Random thought: What is the optimal PD strategy under imperfect information?
We know that Tit-for-Tat and variants do very well in iterated-Prisoner’s-Dilemma tournaments. However, such tournaments are a bit unrealistic in that they give the agents instant and complete information about each other’s actions. What if this signal is obscured? Suppose, for example, that if I press “Cooperate”, there is a small chance that my action is reported to you as “Defect”, presumably causing you to retaliate; and conversely, if I press “Defect” there is a chance that you see “Cooperate”, thus letting me get away with cheating. Does this affect the optimal strategy? Does the probability of getting wrong information matter? What if it is asymmetric, ie P(observe C | actual D) != P(Observe D | actual C)?
Wikipedia actually has a pretty good (though brief) discussion of this. They mention three alternative strategies that could deal with noise: tit for two tats (only defect after your opponent defects twice), tit for tat with forgiveness (randomly cooperate after an opponent’s defection with probability p), and contrite tit for tat (cooperate extra after you accidentally defect). The article that they cite for contrite tit for tat, Boyd (1989), looks promising. And googling contrite tit for tat turned up a relevant paper by Wu & Axelrod (1995) (pdf):
Boyd, R. (1989). Mistakes Allow Evolutionary Stability in the Repeated Prisoner’s Dilemma Game. Journal of Theoretical Biology, 136 (1): 47-56.

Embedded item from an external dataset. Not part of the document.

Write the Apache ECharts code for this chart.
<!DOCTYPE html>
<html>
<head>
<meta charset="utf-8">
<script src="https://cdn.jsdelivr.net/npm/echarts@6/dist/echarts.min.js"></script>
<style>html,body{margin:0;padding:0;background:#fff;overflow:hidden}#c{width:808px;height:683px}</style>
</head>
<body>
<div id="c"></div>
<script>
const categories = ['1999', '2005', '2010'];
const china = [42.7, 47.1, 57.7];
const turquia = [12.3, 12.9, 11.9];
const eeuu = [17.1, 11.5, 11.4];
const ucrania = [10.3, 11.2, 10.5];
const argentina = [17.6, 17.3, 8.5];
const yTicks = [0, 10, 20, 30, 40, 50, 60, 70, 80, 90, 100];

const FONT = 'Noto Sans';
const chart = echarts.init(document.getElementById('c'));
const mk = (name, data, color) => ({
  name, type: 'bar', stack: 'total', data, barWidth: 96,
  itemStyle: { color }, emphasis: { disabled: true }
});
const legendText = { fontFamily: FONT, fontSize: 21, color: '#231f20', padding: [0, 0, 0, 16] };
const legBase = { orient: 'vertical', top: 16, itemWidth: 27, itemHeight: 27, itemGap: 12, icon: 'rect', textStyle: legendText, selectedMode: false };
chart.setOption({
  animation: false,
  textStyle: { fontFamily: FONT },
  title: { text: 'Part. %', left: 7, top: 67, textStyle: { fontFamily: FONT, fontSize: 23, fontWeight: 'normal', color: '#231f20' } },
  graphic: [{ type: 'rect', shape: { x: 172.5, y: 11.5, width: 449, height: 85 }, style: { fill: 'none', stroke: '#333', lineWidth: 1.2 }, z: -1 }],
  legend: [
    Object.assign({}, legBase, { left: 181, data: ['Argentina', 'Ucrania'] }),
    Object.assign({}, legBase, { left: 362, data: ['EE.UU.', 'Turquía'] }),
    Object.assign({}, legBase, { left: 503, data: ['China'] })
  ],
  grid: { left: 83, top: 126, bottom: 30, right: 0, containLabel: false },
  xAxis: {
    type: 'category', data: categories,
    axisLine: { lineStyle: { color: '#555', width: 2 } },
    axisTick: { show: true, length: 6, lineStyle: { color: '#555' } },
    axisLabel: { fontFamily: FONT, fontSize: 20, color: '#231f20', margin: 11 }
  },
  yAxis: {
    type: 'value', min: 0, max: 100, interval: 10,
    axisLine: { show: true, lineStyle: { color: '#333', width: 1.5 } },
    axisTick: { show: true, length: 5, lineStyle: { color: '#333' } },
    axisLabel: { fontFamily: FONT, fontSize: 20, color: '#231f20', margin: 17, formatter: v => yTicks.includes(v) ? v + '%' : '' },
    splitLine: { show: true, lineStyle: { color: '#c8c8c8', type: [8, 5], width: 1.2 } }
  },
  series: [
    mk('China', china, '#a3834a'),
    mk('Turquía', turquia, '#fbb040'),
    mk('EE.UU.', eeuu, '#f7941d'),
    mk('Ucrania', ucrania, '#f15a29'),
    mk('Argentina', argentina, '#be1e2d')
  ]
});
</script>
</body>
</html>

Wu, J. & Axelrod, R. (1995). How to cope with noise in the iterated prisoner’s dilemma. Journal of Conflict Resolution, 39, 183-189.
If I remember correctly, it matters a lot exactly what the noise parameter is. As soon as things get noisy enough, Grim (start off cooperating, then defect if the opponent has ever defected) starts to dominate all of the clever Tit for Tat variants. Obviously, if you make things noisy enough, then Always Defect becomes the best strategy, but Grim does well long before that.
We had an IPD tournament with noise at our university recently, and I entered a variant of Downing (essentially, model your opponent as some sort of Markovian process) which won quite convincingly (mostly because it could exploit Always Cooperate, which was in the initial pool of strategies, better than the TfT variants).
The game theory textbook “A Course in Microeconomic Theory” (Kreps) addresses this situation. Quoting from page 516:
This link seems to say a bit about it.
Two-player games don’t always have such a thing as an optimal strategy. However, given a certain opponent or group of opponents/allies, then there can be an optimal strategy.
Personally, as a guess, I’d say you have some threshold of allowable defections as a cumulative average.